Zum Schluss stellte sich Schöppner den Fragen des Auditoriums. Von der Beckumer Ortsunion stellten wir die Frage, dass diese Sichtweise sehr auf ein radikales Wirtschaftssystem abgestellt sei. Tatsache ist allerdings, dass sich eine gut funktionierende Wirtschaft nur in einer zufriedenen Gesellschaft entwickeln kann. Die Darstellung lässt den psychologischen Aspekt vermissen. Insbesondere beherzt die CDU bei ihren Entscheidungen das „C“ für ihre christliche und ein „D“ für die demokratische Komponente in ihrem Parteikürzel.
„Da haben Sie natürlich recht“, sagte Schöppner. Das sei der Spagat, den die Politik machen muss. Sie entscheiden, was sie der Gesellschaft zumuten wollen. Die Frage ist aber, ob man den Wettbewerb mitmacht oder resigniert.
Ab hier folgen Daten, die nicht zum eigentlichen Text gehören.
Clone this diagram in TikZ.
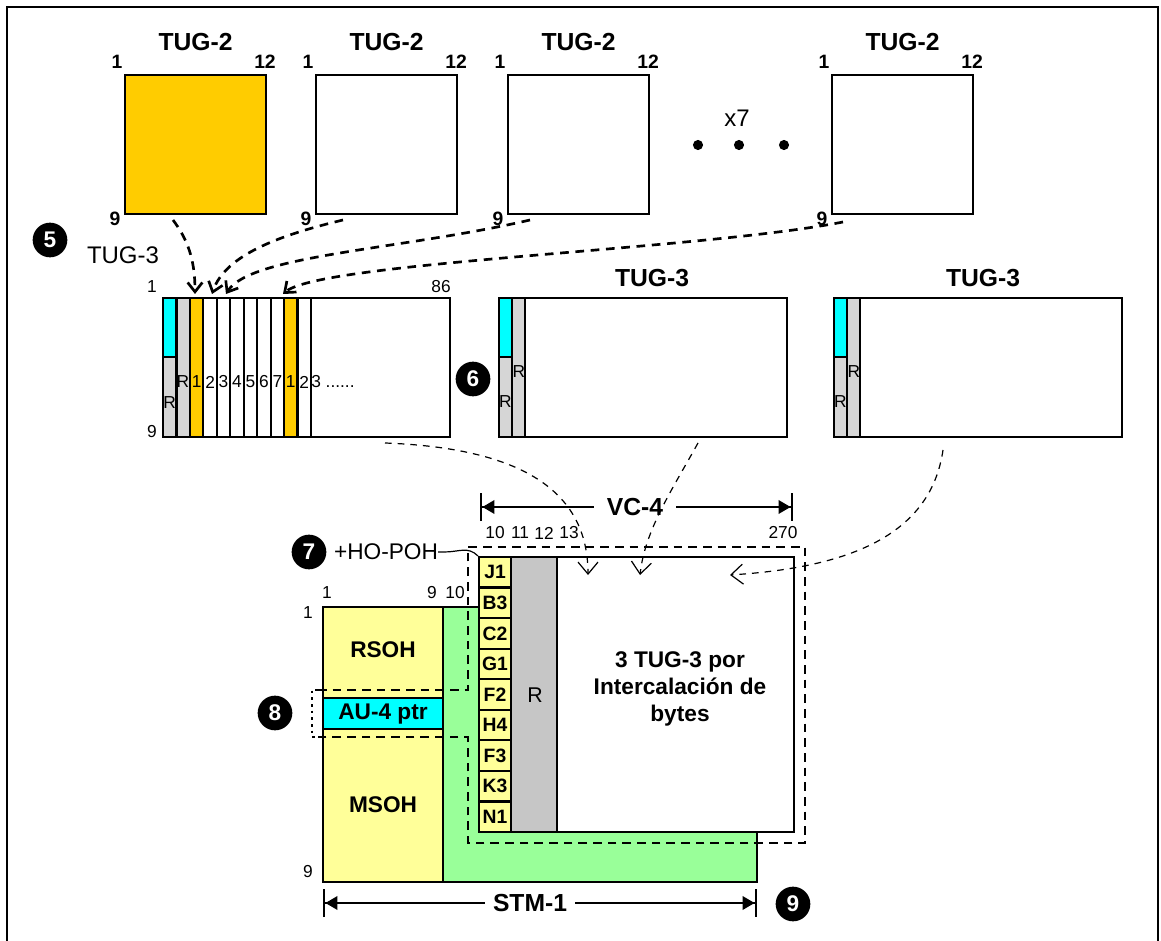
\documentclass[tikz,border=0pt]{standalone}
\usepackage{fontspec}
\setmainfont{Liberation Sans}
\usetikzlibrary{arrows.meta,calc,positioning}
\definecolor{tugyellow}{HTML}{FFCC00}
\definecolor{ptrcyan}{HTML}{00FFFF}
\definecolor{stuffgray}{HTML}{D6D6D6}
\definecolor{rgray}{HTML}{C6C6C6}
\definecolor{ohyellow}{HTML}{FFFF99}
\definecolor{stmgreen}{HTML}{99FF99}
\tikzset{
  box line/.style={black, line width=2.2pt},
  col line/.style={black, line width=1.6pt},
  title/.style={font=\bfseries\fontsize{18.5}{18.5}\selectfont, inner sep=0pt},
  plain title/.style={font=\fontsize{18}{18}\selectfont, inner sep=0pt},
  corner num/.style={font=\bfseries\fontsize{14.5}{14.5}\selectfont, inner sep=0pt},
  small num/.style={font=\fontsize{13}{13}\selectfont, inner sep=0pt},
  block text/.style={font=\bfseries\fontsize{17}{17}\selectfont, inner sep=0pt},
  poh cell/.style={
    draw=black, line width=1.6pt, fill=ohyellow,
    minimum width=24pt, minimum height=22.9pt, inner sep=0pt,
    font=\bfseries\fontsize{14.5}{14.5}\selectfont
  },
  step dot/.style={
    circle, fill=black, text=white, inner sep=0pt, minimum size=26pt,
    font=\bfseries\fontsize{17}{17}\selectfont
  },
  feed arrow/.style={
    line width=2pt, dash pattern=on 6.5pt off 5pt,
    -{Straight Barb[length=7pt,width=11pt]}
  },
  map arrow/.style={
    line width=0.9pt, dash pattern=on 5pt off 4.5pt,
    -{Straight Barb[length=9pt,width=15pt]}
  },
  frame dash/.style={line width=2pt, dash pattern=on 6.5pt off 4.5pt},
  dimension/.style={
    line width=1.8pt,
    {Bar[width=21pt]Triangle[length=9pt,width=10pt]}-{Triangle[length=9pt,width=10pt]Bar[width=21pt]}
  }
}

\begin{document}
\begin{tikzpicture}[x=0.75pt, y=-0.75pt]

  \useasboundingbox (0,0) rectangle (1161,941);
  \draw[line width=1.8pt] (7,941) -- (7,7) -- (1158,7) -- (1158,941);

  % TUG-2 row.
  \foreach \xl/\nm/\fc in {125/a/tugyellow,316/b/white,508/c/white,832/d/white} {
    \draw[box line, fill=\fc] (\xl,75) rectangle ++(141,139);
    \node[title] (t2title\nm) at (\xl+70.5,42) {TUG-2};
    \node[corner num] (t2one\nm) at (\xl-8,61.5) {1};
    \node[corner num] (t2twelve\nm) at (\xl+140,61.5) {12};
    \node[corner num] (t2nine\nm) at (\xl-10,219) {9};
  }
  \node[plain title] (times7) at (737,118) {x7};
  \fill (698,145) circle[radius=3.8pt];
  \fill (739,145) circle[radius=3.8pt];
  \fill (784,145) circle[radius=3.8pt];

  % TUG-3 with interleaved TUG-2 columns.
  \node[step dot] (step5) at (50,240) {5};
  \node[plain title] (tug3name) at (123,255) {TUG-3};
  \fill[ptrcyan] (163,298) rectangle (176.45,357);
  \fill[stuffgray] (163,357) rectangle (176.45,437);
  \fill[stuffgray] (176.45,298) rectangle (189.9,437);
  \fill[tugyellow] (189.9,298) rectangle (203.35,437);
  \fill[tugyellow] (284.05,298) rectangle (297.5,437);
  \foreach \k in {1,...,11}
    \draw[col line] ({163+13.45*\k},298) -- ({163+13.45*\k},437);
  \draw[col line] (163,357) -- (176.45,357);
  \draw[box line] (163,298) rectangle (450,437);
  \node[small num] (a1) at (152,287) {1};
  \node[small num] (a86) at (441,287) {86};
  \node[small num] (a9) at (152,432) {9};
  \node[small num] (aR1) at (169.7,403) {R};
  \node[small num] (aR2) at (183,382) {R};
  \foreach \d [count=\k from 3] in {1,2,3,4,5,6,7,1,2}
    \node[small num] (acol\k) at ({163+13.45*(\k-0.5)},382) {\d};
  \node[small num, anchor=west] (amore) at (311,382) {3 ......};

  \coordinate (in3) at (195,294);
  \coordinate (in4) at (212,294);
  \coordinate (in5) at (226,294);
  \coordinate (in10) at (283,294);
  \coordinate (outa) at (173,220);
  \coordinate (outb) at (343,220);
  \coordinate (outc) at (530,220);
  \coordinate (outd) at (843,222);

  \draw[feed arrow] (outa) .. controls (188,240) and (195,260) .. (in3);
  \draw[feed arrow] (outb) .. controls (280,235) and (225,255) .. (in4);
  \draw[feed arrow] (outc) .. controls (400,250) and (250,255) .. (in5);
  \draw[feed arrow] (outd) .. controls (700,250) and (320,262) .. (in10);

  % The two other TUG-3.
  \node[step dot] (step6) at (473,379) {6};
  \foreach \xl/\xr/\tx/\nm in {499/787/652/b,834/1122/983/c} {
    \fill[ptrcyan] (\xl,298) rectangle (\xl+13,357);
    \fill[stuffgray] (\xl,357) rectangle (\xl+13,437);
    \fill[stuffgray] (\xl+13,298) rectangle (\xl+26,437);
    \draw[col line] (\xl+13,298) -- (\xl+13,437);
    \draw[col line] (\xl+26,298) -- (\xl+26,437);
    \draw[col line] (\xl,357) -- (\xl+13,357);
    \draw[box line] (\xl,298) rectangle (\xr,437);
    \node[title] (t3title\nm) at (\tx,278) {TUG-3};
    \node[small num] (t3Ra\nm) at (\xl+6.5,402) {R};
    \node[small num] (t3Rb\nm) at (\xl+20,372) {R};
  }

  % STM-1 frame.
  \draw[box line, fill=stmgreen] (443,607) -- (479,607) -- (479,832)
    -- (757,832) -- (757,882) -- (443,882) -- cycle;
  \draw[box line, fill=ohyellow] (323,607) rectangle (443,698);
  \draw[box line, fill=ptrcyan] (323,698) rectangle (443,729);
  \draw[box line, fill=ohyellow] (323,729) rectangle (443,882);
  \node[block text] (rsoh) at (383,650) {RSOH};
  \node[block text] (auptr) at (383,714) {AU-4 ptr};
  \node[block text] (msoh) at (383,805) {MSOH};

  % VC-4 with its path overhead.
  \draw[box line, fill=white] (479,557) rectangle (794,832);
  \draw[box line, fill=rgray] (511,557) rectangle (557,832);
  \foreach \b [count=\k] in {J1,B3,C2,G1,F2,H4,F3,K3,N1}
    \node[poh cell] (poh\k) at (495,{557+30.56*(\k-0.5)}) {\b};
  \node[font=\fontsize{16}{16}\selectfont, inner sep=0pt] (vcR) at (535,695) {R};
  \node[block text, align=center, font=\bfseries\fontsize{17}{20.3}\selectfont]
    (payload) at (680,689) {3 TUG-3 por\\Intercalación de\\bytes};

  \draw[frame dash] (318,690) -- (468,690) -- (468,547) -- (805,547)
    -- (805,843) -- (468,843) -- (468,737) -- (318,737);
  \draw[line width=2pt, dash pattern=on 2pt off 3pt]
    (318,690) -- (312,690) -- (312,737) -- (318,737);

  \node[small num] (vc10) at (495,533) {10};
  \node[small num] (vc11) at (520,533) {11};
  \node[small num] (vc12) at (544,533) {12};
  \node[small num] (vc13) at (569,533) {13};
  \node[small num] (vc270) at (783,533) {270};
  \node[small num] (s1) at (327,593) {1};
  \node[small num] (s9) at (432,593) {9};
  \node[small num] (s10) at (455,593) {10};
  \node[small num] (r1) at (308,613) {1};
  \node[small num] (r9) at (308,872) {9};

  \node[step dot] (step7) at (309,552) {7};
  \node[font=\fontsize{17}{17}\selectfont, inner sep=0pt] (hopoh) at (386,552) {+HO-POH};
  \draw[line width=0.9pt] (hopoh.east) -- ++(6,0)
    .. controls +(15,0) and +(-10,-10) .. (poh1.north west);

  \node[step dot] (step8) at (275,713) {8};
  \node[step dot] (step9) at (793,904) {9};

  % Dimensions.
  \coordinate (vcl) at (480,507);
  \coordinate (vcr) at (793,507);
  \draw[dimension] (vcl) -- (vcr)
    node[pos=0.495, fill=white, title, inner xsep=10pt, inner ysep=2pt] (vclabel) {VC-4};
  \coordinate (stml) at (323,903);
  \coordinate (stmr) at (757,903);
  \draw[dimension] (stml) -- (stmr)
    node[pos=0.477, fill=white, title, inner xsep=6pt, inner ysep=2pt] (stmlabel) {STM-1};

  % TUG-3 into VC-4.
  \coordinate (froma) at (385,443);
  \coordinate (fromb) at (698,443);
  \coordinate (fromc) at (943,450);
  \coordinate (tothirteen) at (588,575);
  \coordinate (tonext) at (640,575);
  \coordinate (tolast) at (730,575);
  \draw[map arrow] (froma) .. controls (520,448) and (588,490) .. (tothirteen);
  \draw[map arrow] (fromb) .. controls (672,490) and (645,530) .. (tonext);
  \draw[map arrow] (fromc) .. controls (930,540) and (840,568) .. (tolast);

\end{tikzpicture}
\end{document}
Das Münsterland hat alle Chancen.
Die nachfolgenden Referenten zeigten noch die Infrastruktur des Münsterlandes auf (Stadtdirektor Hartwig Schultheiß, Dezernent für Planung und Marketing der Stadt Münster), stellten den Mittelstand als Export- und Wachstumsmotor dar (Karl-Friederich Schulte-Uebbing, Hauptgeschäftsführer der IHK NRW). Der Innovationsraum der Hochschulen wurde von Prof. Klaus Niederdrenk dargestellt, (Rektor der FHS Münster), während als letzter Referent Werner Gehring (Hauptgeschäftsführer des westf.-lipp. Landschaftsverbandes) die Perspektiven ländlicher Entwicklung darstellte im Hinblick auf Landwirtschaft, Umwelt und Tourismus.